Największy exodus uchodźców wojennych, najdłuższe i najkrwawsze oblężenie miasta oraz największa masakra ludności cywilnej w Europie po drugiej wojnie światowej - to efekt wojny w krajach byłej Jugosławii w pierwszej połowie lat 90. ubiegłego wieku. Jednak według Jarosława Kaczyńskiego nie była to wojna "w całym tego słowa znaczeniu", bo "tu chwilę postrzelali, tam tańczyli". Wyjaśniamy, dlaczego prezes PiS się myli.

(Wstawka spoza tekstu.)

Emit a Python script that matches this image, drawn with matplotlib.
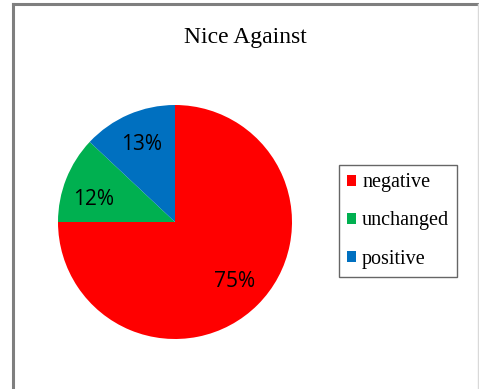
import matplotlib.pyplot as plt
from matplotlib.lines import Line2D

labels = ['negative', 'unchanged', 'positive']
shares = [75, 12, 13]
colors = ['#FF0000', '#00B050', '#0070C0']

W, H = 479, 389
fig = plt.figure(figsize=(W / 100, H / 100), dpi=100)

# chart border (left/top dark, right light)
fig.add_artist(Line2D([12.5 / W, 12.5 / W], [0, 1 - 4 / H], color='#7f7f7f', lw=2.2))
fig.add_artist(Line2D([12.5 / W, 1], [1 - 4 / H, 1 - 4 / H], color='#7f7f7f', lw=2.2))
fig.add_artist(Line2D([477.5 / W, 477.5 / W], [0, 1 - 4 / H], color='#d9d9d9', lw=1))

fig.text(245 / W, 1 - 37 / H, 'Nice Against', ha='center', va='center',
         fontsize=17, family='Liberation Serif')

# pie
cx, cy, r = 175, H - 222, 117
ax = fig.add_axes([(cx - r) / W, (cy - r) / H, 2 * r / W, 2 * r / H])
wedges, texts, autotexts = ax.pie(shares, colors=colors, startangle=90, counterclock=False,
                                  autopct='%d%%', pctdistance=0.72,
                                  textprops=dict(fontsize=15, family='Open Sans', color='black'))
# small nudge for the green label, as in the original
x, y = autotexts[1].get_position()
autotexts[1].set_position((x - 0.03, y - 0.07))
ax.set_xlim(-1, 1)
ax.set_ylim(-1, 1)

leg = fig.legend(wedges, labels, loc='center', bbox_to_anchor=(398 / W, 1 - 221 / H),
                 prop=dict(family='Liberation Serif', size=14.5), frameon=True, fancybox=False,
                 handlelength=0.45, handleheight=0.45, handletextpad=0.3, labelspacing=0.95,
                 borderpad=0.4, borderaxespad=0)
leg.get_frame().set_edgecolor('#404040')
leg.get_frame().set_linewidth(1)

plt.savefig('out.png', dpi=100)
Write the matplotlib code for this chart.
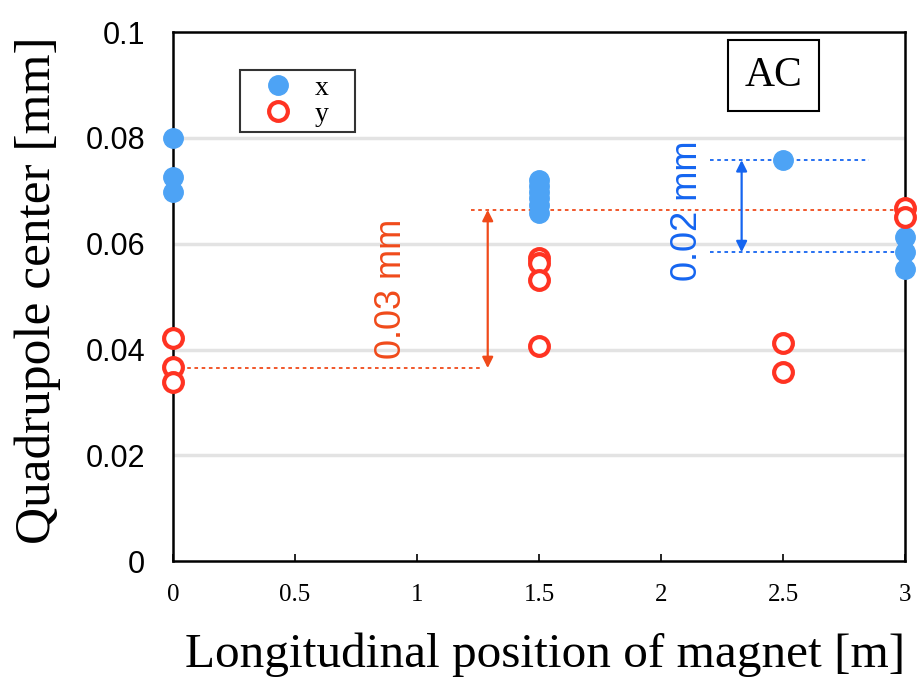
import matplotlib
matplotlib.use("Agg")
import matplotlib.pyplot as plt

# data
pos_x = [0, 0, 0, 1.5, 1.5, 1.5, 1.5, 1.5, 1.5, 2.5, 3, 3, 3]
val_x = [0.0800, 0.0727, 0.0698, 0.0720, 0.0709, 0.0698, 0.0686, 0.0673, 0.0658, 0.0758, 0.0613, 0.0585, 0.0553]
pos_y = [0, 0, 0, 1.5, 1.5, 1.5, 1.5, 2.5, 2.5, 3, 3]
val_y = [0.0422, 0.0367, 0.0339, 0.0573, 0.0564, 0.0531, 0.0406, 0.0413, 0.0358, 0.0667, 0.0651]
xticks = [0, 0.5, 1, 1.5, 2, 2.5, 3]
xtick_labels = ["0", "0.5", "1", "1.5", "2", "2.5", "3"]
yticks = [0, 0.02, 0.04, 0.06, 0.08, 0.1]
ytick_labels = ["0", "0.02", "0.04", "0.06", "0.08", "0.1"]

red_lo, red_hi = 0.0365, 0.0664
blue_lo, blue_hi = 0.0584, 0.0758

BLUE = "#4da3f5"
RED = "#ff3322"
ARED = "#f04a1a"
ABLUE = "#1565f0"

fig = plt.figure(figsize=(9.19, 6.82), dpi=100)
ax = fig.add_axes([0.188, 0.177, 0.797, 0.776])
ax.set_xlim(0, 3)
ax.set_ylim(0, 0.1)

for g in yticks[1:-1]:
    ax.axhline(g, color="#e3e3e3", lw=2.5, zorder=0)

ax.plot(pos_x, val_x, "o", ms=14, color=BLUE, mec=BLUE, label="x", zorder=3, clip_on=False)
ax.plot(pos_y, val_y, "o", ms=13.5, mfc="white", mec=RED, mew=3.0, label="y", zorder=4, clip_on=False)

# red annotation
ax.plot([0.03, 1.27], [red_lo, red_lo], ls=(0, (2, 2)), color=ARED, lw=1.3, zorder=2)
ax.plot([1.22, 3.0], [red_hi, red_hi], ls=(0, (2, 2)), color=ARED, lw=1.3, zorder=2)
ax.annotate("", xy=(1.29, red_hi), xytext=(1.29, red_lo),
            arrowprops=dict(arrowstyle="<|-|>", color=ARED, lw=1.6, mutation_scale=16, shrinkA=0, shrinkB=0))
ax.text(0.895, 0.0515, "0.03 mm", rotation=90, color=ARED,
        fontsize=26, family="Liberation Sans", ha="center", va="center")

# blue annotation
ax.plot([2.2, 2.85], [blue_hi, blue_hi], ls=(0, (2, 2)), color=ABLUE, lw=1.3, zorder=2)
ax.plot([2.2, 3.0], [blue_lo, blue_lo], ls=(0, (2, 2)), color=ABLUE, lw=1.3, zorder=2)
ax.annotate("", xy=(2.33, blue_hi), xytext=(2.33, blue_lo),
            arrowprops=dict(arrowstyle="<|-|>", color=ABLUE, lw=1.6, mutation_scale=16, shrinkA=0, shrinkB=0))
ax.text(2.107, 0.0662, "0.02 mm", rotation=90, color=ABLUE,
        fontsize=26, family="Liberation Sans", ha="center", va="center")

# AC box
ax.text(0.82, 0.918, "AC", transform=ax.transAxes, fontsize=30, family="Liberation Serif",
        ha="center", va="center",
        bbox=dict(boxstyle="square,pad=0.4", fc="white", ec="black", lw=1.5))

leg = ax.legend(loc="upper left", bbox_to_anchor=(0.0915, 0.70, 0.157, 0.228), mode="expand",
                frameon=True, fancybox=False,
                prop=dict(family="Liberation Serif", size=20), handletextpad=0.15,
                borderpad=0.2, labelspacing=0.0, handlelength=2.35, markerscale=1.0,
                borderaxespad=0)
leg.get_frame().set_edgecolor("black")
leg.get_frame().set_linewidth(1.5)

for s in ax.spines.values():
    s.set_linewidth(1.8)
    s.set_color("black")

ax.set_xticks(xticks)
ax.set_xticklabels(xtick_labels, family="Liberation Serif", fontsize=18)
ax.set_yticks(yticks)
ax.set_yticklabels(ytick_labels, family="Liberation Sans", fontsize=22)
ax.tick_params(axis="x", direction="in", length=5, width=1.2, pad=16)
ax.tick_params(axis="y", length=0, pad=20)

fig.text(0.985, 0.04, "Longitudinal position of magnet [m]", ha="right", va="center",
         family="Liberation Serif", fontsize=35.5)
fig.text(0.041, 0.575, "Quadrupole center [mm]", rotation=90, ha="center", va="center",
         family="Liberation Serif", fontsize=37)

fig.savefig("out.png", dpi=100)
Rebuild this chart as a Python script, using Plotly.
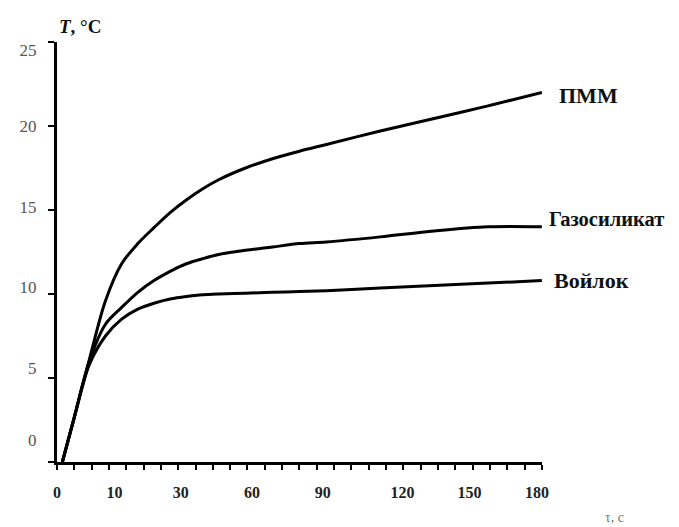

Podczas spotkania z mieszkańcami Opola 25 września prezes Prawa i Sprawiedliwości Jarosław Kaczyński mówił, że "jesteśmy w bardzo poważnym kryzysie". "Bardzo poważnym kryzysie, z jednej strony, tym pocovidowym (…), ale także tym nowym kryzysie ekonomicznym wywołanym przez wojnę. Tutaj mamy przede wszystkim inflację, gigantyczne ceny surowców i mamy po raz pierwszy od 1945 roku, czyli po raz pierwszy od 77 lat, po prostu wojnę, taką wojnę w całym tego słowa znaczeniu" - stwierdził. "Oczywiście, były napady na Węgry i Czechosłowację, ale to nie były tak naprawdę żadne wojny. Chociaż do starć zbrojnych, w szczególności na Węgrzech, do starć zbrojnych dochodziło" - dodał.
Następnie przeszedł do oceny wojny w byłej Jugosławii. "Była wojna w Jugosławii, ale ona miała szczególny charakter. Tam było wiele frontów, wiele przeciwników, a wszystko działo się na terytorium dość wyraźnie mniejszym niż terytorium Polski – bo Jugosławia to dwieście czterdzieści kilka tysięcy kilometrów kwadratowych. Jeżeli się pomyliłem, to łatwo zajrzeć do smartfonu i to zobaczyć, czy się pomyliłem i o ile się pomyliłem (255 tys. km kwadratowych - red.)" - mówił Kaczyński. "Przy czym ta wojna była taka, że tu chwilę postrzelali, tam tańczyli… Ja to mówię z własnego doświadczenia, bo tam byłem. Więc, krótko mówiąc, to nie miało nic wspólnego, czy w każdym razie niewiele wspólnego z tym, co dzieje się dzisiaj na Ukrainie. To jest wielka, regularna wojna" - dodał.